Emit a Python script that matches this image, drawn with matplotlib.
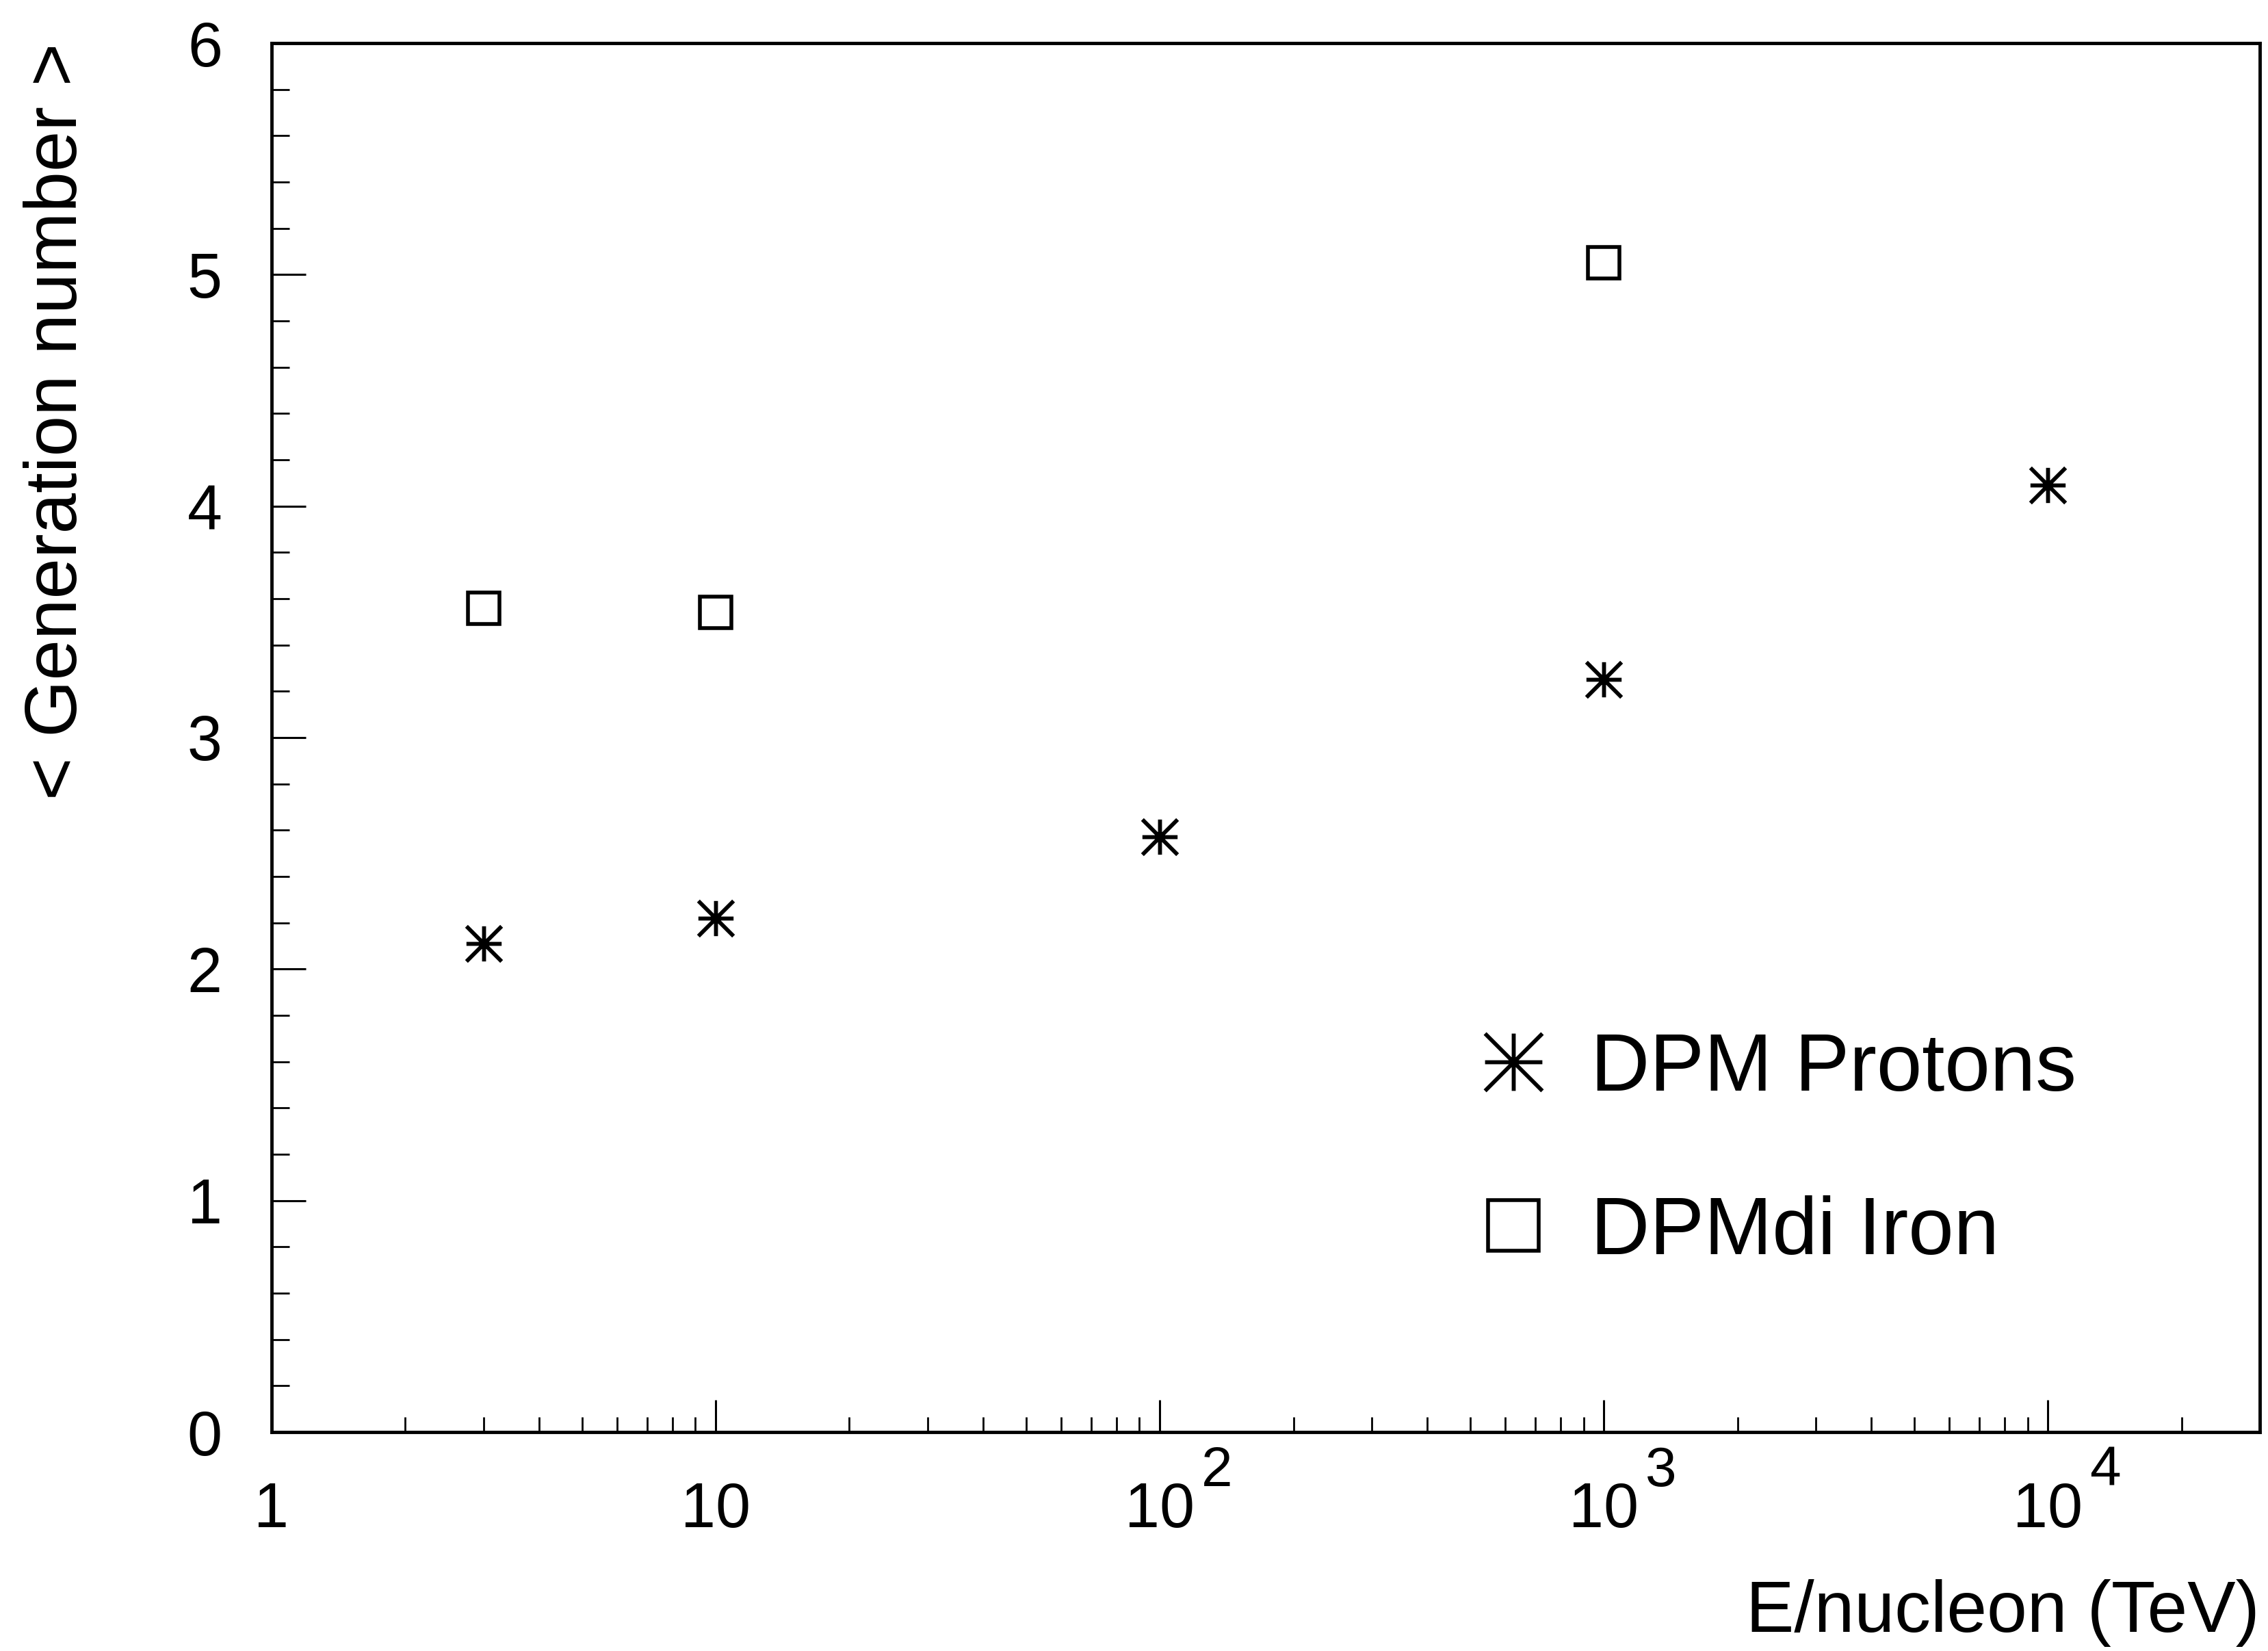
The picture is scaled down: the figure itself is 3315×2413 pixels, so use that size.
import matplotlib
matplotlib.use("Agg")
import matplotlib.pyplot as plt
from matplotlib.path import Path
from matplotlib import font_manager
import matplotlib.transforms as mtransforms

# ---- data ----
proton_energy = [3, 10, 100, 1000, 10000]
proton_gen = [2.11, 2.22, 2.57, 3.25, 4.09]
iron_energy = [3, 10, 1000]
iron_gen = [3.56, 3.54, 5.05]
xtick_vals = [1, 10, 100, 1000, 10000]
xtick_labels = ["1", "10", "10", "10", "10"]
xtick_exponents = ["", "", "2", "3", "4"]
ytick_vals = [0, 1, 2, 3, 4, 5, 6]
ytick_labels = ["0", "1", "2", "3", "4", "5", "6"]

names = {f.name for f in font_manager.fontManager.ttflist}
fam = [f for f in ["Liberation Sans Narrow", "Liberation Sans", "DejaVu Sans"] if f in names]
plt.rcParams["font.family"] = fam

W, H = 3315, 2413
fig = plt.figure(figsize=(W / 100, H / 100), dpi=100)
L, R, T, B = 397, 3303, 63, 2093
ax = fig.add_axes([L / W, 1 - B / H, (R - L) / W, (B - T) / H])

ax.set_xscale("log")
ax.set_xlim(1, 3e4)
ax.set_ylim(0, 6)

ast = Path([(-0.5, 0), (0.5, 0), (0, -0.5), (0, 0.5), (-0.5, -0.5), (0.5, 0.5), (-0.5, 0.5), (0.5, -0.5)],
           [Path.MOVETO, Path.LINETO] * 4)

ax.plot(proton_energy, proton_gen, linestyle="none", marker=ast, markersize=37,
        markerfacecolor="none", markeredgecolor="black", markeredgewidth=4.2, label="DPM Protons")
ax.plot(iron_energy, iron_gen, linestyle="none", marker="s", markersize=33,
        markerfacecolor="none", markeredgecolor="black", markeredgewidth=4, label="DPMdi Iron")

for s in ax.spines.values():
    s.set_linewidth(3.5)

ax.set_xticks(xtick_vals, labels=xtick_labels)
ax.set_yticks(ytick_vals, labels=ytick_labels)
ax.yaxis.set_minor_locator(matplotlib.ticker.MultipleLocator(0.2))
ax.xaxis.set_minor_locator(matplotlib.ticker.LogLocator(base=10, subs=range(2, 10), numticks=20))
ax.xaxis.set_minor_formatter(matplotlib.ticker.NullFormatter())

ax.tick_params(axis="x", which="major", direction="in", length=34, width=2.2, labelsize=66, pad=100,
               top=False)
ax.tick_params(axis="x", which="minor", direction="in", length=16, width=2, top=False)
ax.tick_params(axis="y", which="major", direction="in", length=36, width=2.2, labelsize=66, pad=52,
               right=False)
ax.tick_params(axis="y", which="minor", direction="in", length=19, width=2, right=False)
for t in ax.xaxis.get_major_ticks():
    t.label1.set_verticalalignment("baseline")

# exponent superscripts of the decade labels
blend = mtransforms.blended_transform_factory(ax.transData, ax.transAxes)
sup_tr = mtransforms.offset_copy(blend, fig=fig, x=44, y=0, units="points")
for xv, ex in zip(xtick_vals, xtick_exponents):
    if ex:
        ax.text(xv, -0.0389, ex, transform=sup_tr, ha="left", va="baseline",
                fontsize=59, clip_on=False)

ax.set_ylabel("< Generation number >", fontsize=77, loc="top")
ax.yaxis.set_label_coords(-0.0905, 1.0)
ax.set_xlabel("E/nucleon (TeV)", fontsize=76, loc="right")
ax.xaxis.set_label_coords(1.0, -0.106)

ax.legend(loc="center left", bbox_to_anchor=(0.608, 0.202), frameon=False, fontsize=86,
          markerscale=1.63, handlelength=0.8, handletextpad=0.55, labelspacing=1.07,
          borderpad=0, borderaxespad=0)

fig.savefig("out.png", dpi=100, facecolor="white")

================================

REQUIREMENTS. Repeat only the lines between the start of the data and the line with "import matplotlib.transforms as mtransforms", including those two lines, and skip the pictures.

EXPECTED ANSWER.
Emit a Python script that matches this image, drawn with matplotlib.
The picture is scaled down: the figure itself is 3315×2413 pixels, so use that size.
import matplotlib
matplotlib.use("Agg")
import matplotlib.pyplot as plt
from matplotlib.path import Path
from matplotlib import font_manager
import matplotlib.transforms as mtransforms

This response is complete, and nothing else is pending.